How to Teach It: Validate emotions, then guide regulation. Model it. Teach deep breathing or name-the-feeling exercises.
Flexibility
Definition: Adapting to unexpected changes or shifting perspectives.
Real-Life Example: Coping when plans get cancelled.
Short-Term Benefit: Lower frustration, more cooperation.
Long-Term Impact: Better adaptability, stress management.
How to Teach It: Create "change plans"—talk about what to do when things don’t go as expected. Share stories of how you adapt.
Sustained Attention
Definition: Staying focused despite distractions or boredom.
Real-Life Example: Finishing a worksheet before playing.
Short-Term Benefit: Task completion, school performance.
Long-Term Impact: Career success, concentration stamina.
How to Teach It: Set timed challenges. Praise focus. Limit multitasking in your shared time together.
Task Initiation
Definition: Starting tasks without procrastination.
Real-Life Example: Beginning homework when it’s time, not after reminders.
Short-Term Benefit: Daily efficiency, fewer conflicts.
Long-Term Impact: Self-direction, independence.
How to Teach It: Help them make simple checklists. Break tasks into mini-steps. Celebrate momentum.
Planning and Prioritization
Definition: Setting goals and determining the best path to achieve them.
Real-Life Example: Organizing a school project and choosing what to do first.
Short-Term Benefit: Reduced overwhelm, improved time use.
Long-Term Impact: Strategic thinking, goal execution.
How to Teach It: Use a shared calendar. Ask questions like "What’s the first thing you need to do?" Help them think backward from goals.
Organization
Definition: Keeping materials and thoughts in order.
Real-Life Example: Keeping school supplies sorted and assignments in place.
Short-Term Benefit: Less chaos, more readiness.
Long-Term Impact: Efficiency in work and life.
How to Teach It: Ask them to give you a “tour” of their workspace. Praise systems. Share your own organization methods.
Time Management
Definition: Using time wisely and estimating how long tasks take.
Real-Life Example: Knowing when to start getting ready to leave.
Short-Term Benefit: Reduced rushing, better pacing.
Long-Term Impact: Life balance, meeting deadlines.
How to Teach It: Use timers. Talk about your schedule and how you plan your day. Let them estimate and reflect on time used.
Goal-Directed Persistence
Definition: Following through on goals despite obstacles.

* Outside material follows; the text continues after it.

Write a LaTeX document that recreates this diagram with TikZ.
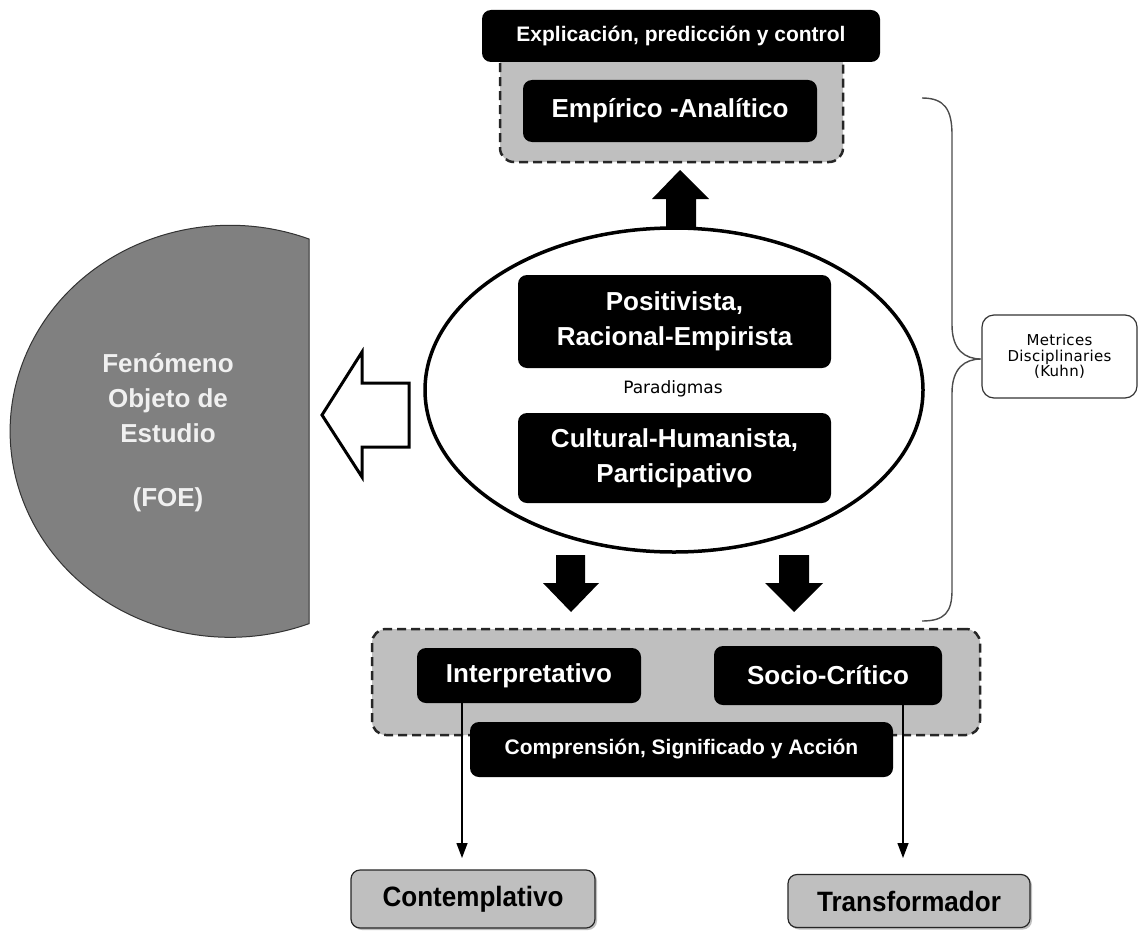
\documentclass[tikz,border=0pt]{standalone}
\usepackage{fontspec}
\setmainfont{Liberation Sans}
\newfontfamily\dvfont{DejaVu Sans}
\newfontfamily\dvwide{DejaVu Sans}[LetterSpace=2]
\newfontfamily\narrowfont{Liberation Sans}[FakeStretch=0.93]
\usetikzlibrary{arrows.meta,shapes.geometric,shadows}
\newcommand\fsz[2]{\fontsize{#1}{#2}\selectfont}
\begin{document}
\begin{tikzpicture}[x=1pt,y=-1pt,
  blk/.style={fill=black, rounded corners=9pt, text=white, align=center, inner sep=0pt},
  grp/.style={draw=black!85, fill=black!25, dash pattern=on 9pt off 5pt, line width=2.5pt, rounded corners=14pt, inner sep=0pt},
  outbox/.style={draw=black!85, fill=black!25, rounded corners=9pt, line width=1.2pt, inner sep=0pt,
     font=\narrowfont\bfseries\fsz{28}{32}, drop shadow={shadow xshift=2pt, shadow yshift=-2pt, fill=black!50}},
  blockarrow/.style={fill=black},
  conn/.style={line width=1.3pt, -{Triangle[width=11pt,length=15pt]}},
  bracestyle/.style={draw=black!70, line width=1.4pt},
]
\useasboundingbox (0,0) rectangle (1139,931);

% FOE half disc
\path[fill=black!50, draw=black!80, line width=1pt]
  (309,239) arc[start angle=69, end angle=291, x radius=220pt, y radius=206pt] -- cycle;
\node[text=white!94!black, font=\bfseries\fsz{26}{35}, align=center] (foe) at (168,433)
  {Fenómeno\\Objeto de\\Estudio\\[29pt](FOE)};

% hollow arrow
\draw[line width=3pt, fill=white, line join=miter]
  (322,415) -- (362,352) -- (362,383) -- (409,383) -- (409,447) -- (362,447) -- (362,477) -- cycle;

% central ellipse
\node[draw, ellipse, line width=3.5pt, minimum width=498pt, minimum height=324pt, inner sep=0pt] (ell) at (674,390) {};
\node[blk, minimum width=313pt, minimum height=93pt, font=\bfseries\fsz{26}{35}] (pos) at (674.5,321.5)
  {Positivista,\\Racional-Empirista};
\node[font=\dvfont\fsz{17}{20}] (par) at (673,389) {Paradigmas};
\node[blk, minimum width=313pt, minimum height=90pt, font=\bfseries\fsz{26}{35}] (cult) at (674.5,458)
  {Cultural-Humanista,\\Participativo};

% block arrows
\fill[blockarrow] (666,229) -- (666,199) -- (652,199) -- (680,170) -- (709,199) -- (696,199) -- (696,229) -- cycle;
\fill[blockarrow] (556,555) -- (585,555) -- (585,583) -- (599,583) -- (571,612) -- (543,583) -- (556,583) -- cycle;
\fill[blockarrow] (779,555) -- (809,555) -- (809,583) -- (823,583) -- (794,612) -- (765,583) -- (779,583) -- cycle;

% top group
\node[grp, minimum width=343pt, minimum height=112pt] (topgrp) at (671.5,106) {};
\node[blk, minimum width=398pt, minimum height=52pt, font=\bfseries\fsz{21}{25}] (expl) at (681,36)
  {Explicación, predicción y control};
\node[blk, minimum width=294pt, minimum height=62pt, font=\bfseries\fsz{26}{30}] (emp) at (670,111)
  {Empírico -Analítico};

% bottom group
\node[grp, minimum width=608pt, minimum height=106pt] (botgrp) at (676,682) {};
\node[blk, minimum width=224pt, minimum height=55pt, font=\bfseries\fsz{26}{30}] (interp) at (529,675.5) {Interpretativo};
\node[blk, minimum width=228pt, minimum height=59pt, font=\bfseries\fsz{26}{30}] (socio) at (828,675.5) {Socio-Crítico};
\node[blk, minimum width=423pt, minimum height=55pt, font=\bfseries\fsz{21}{25}] (compr) at (681.5,749.5)
  {Comprensión, Significado y Acción};

% outputs
\node[outbox, minimum width=244pt, minimum height=58pt] (contem) at (473,899) {Contemplativo};
\node[outbox, minimum width=242pt, minimum height=53pt] (transf) at (909,901) {Transformador};
\coordinate (t1) at (462,858);
\coordinate (t2) at (903,858);
\draw[conn] (interp.south -| t1) -- (t1);
\draw[conn] (socio.south -| t2) -- (t2);

% brace and label
\draw[bracestyle] (922,98) .. controls (945,98) and (952,110) .. (952,135) -- (952,325)
  .. controls (952,350) and (965,359) .. (981,359)
  .. controls (965,359) and (952,368) .. (952,393) -- (952,590)
  .. controls (952,612) and (945,621) .. (922,621);
\node[draw=black!80, line width=1.2pt, rounded corners=12pt, minimum width=155pt, minimum height=83pt,
  font=\dvwide\fsz{15}{15.5}, align=center, inner sep=0pt] (metr) at (1059.5,356.5)
  {Metrices\\Disciplinaries\\(Kuhn)};
\end{tikzpicture}
\end{document}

Real-Life Example: Practicing a sport even after a setback.
Short-Term Benefit: Grit, confidence.
Long-Term Impact: Career growth, long-term achievement.
How to Teach It: Set a shared long-term goal (e.g., reading challenge). Celebrate progress. Normalize setbacks.
Metacognition
Definition: Thinking about one’s own thinking and learning.
Real-Life Example: Realizing what study method works best.
Short-Term Benefit: Better learning habits, self-correction.
Long-Term Impact: Self-awareness, continuous improvement.
How to Teach It: Ask reflective questions. "What helped you succeed?" or "What could you try differently next time?"
Self-Directed Learning
Definition: Taking initiative for one’s own learning and skill development without constant external prompting.
Real-Life Example: Choosing to practice reading or coding during free time without being told.
Short-Term Benefit: Greater engagement, faster skill growth.
Long-Term Impact: Lifelong adaptability, career readiness, self-motivation.
How to Teach It: Encourage small self-chosen projects. Celebrate initiative. Ask them what they’d like to learn next—and support their exploration with resources or encouragement.
Closing Section: Where to Start as a Long-Distance Dad
Teaching executive function isn’t a crash course—it’s a long game. Your child won’t master these skills overnight. But every small interaction—every thoughtful prompt, shared checklist, or coaching moment—builds the scaffolding.
Start here:
- Pick one skill to focus on this month
- Use weekly video calls or messages to reinforce it
- Model that skill in your own routine and share how
- Offer gentle reminders and praise real effort
What you’re really doing is this: passing down the inner systems that will guide them long after childhood. These are the tools of adulthood—wrapped in the quiet consistency of fatherhood.
Executive function is where habits meet identity. And you, even from a distance, are the one who lights that path.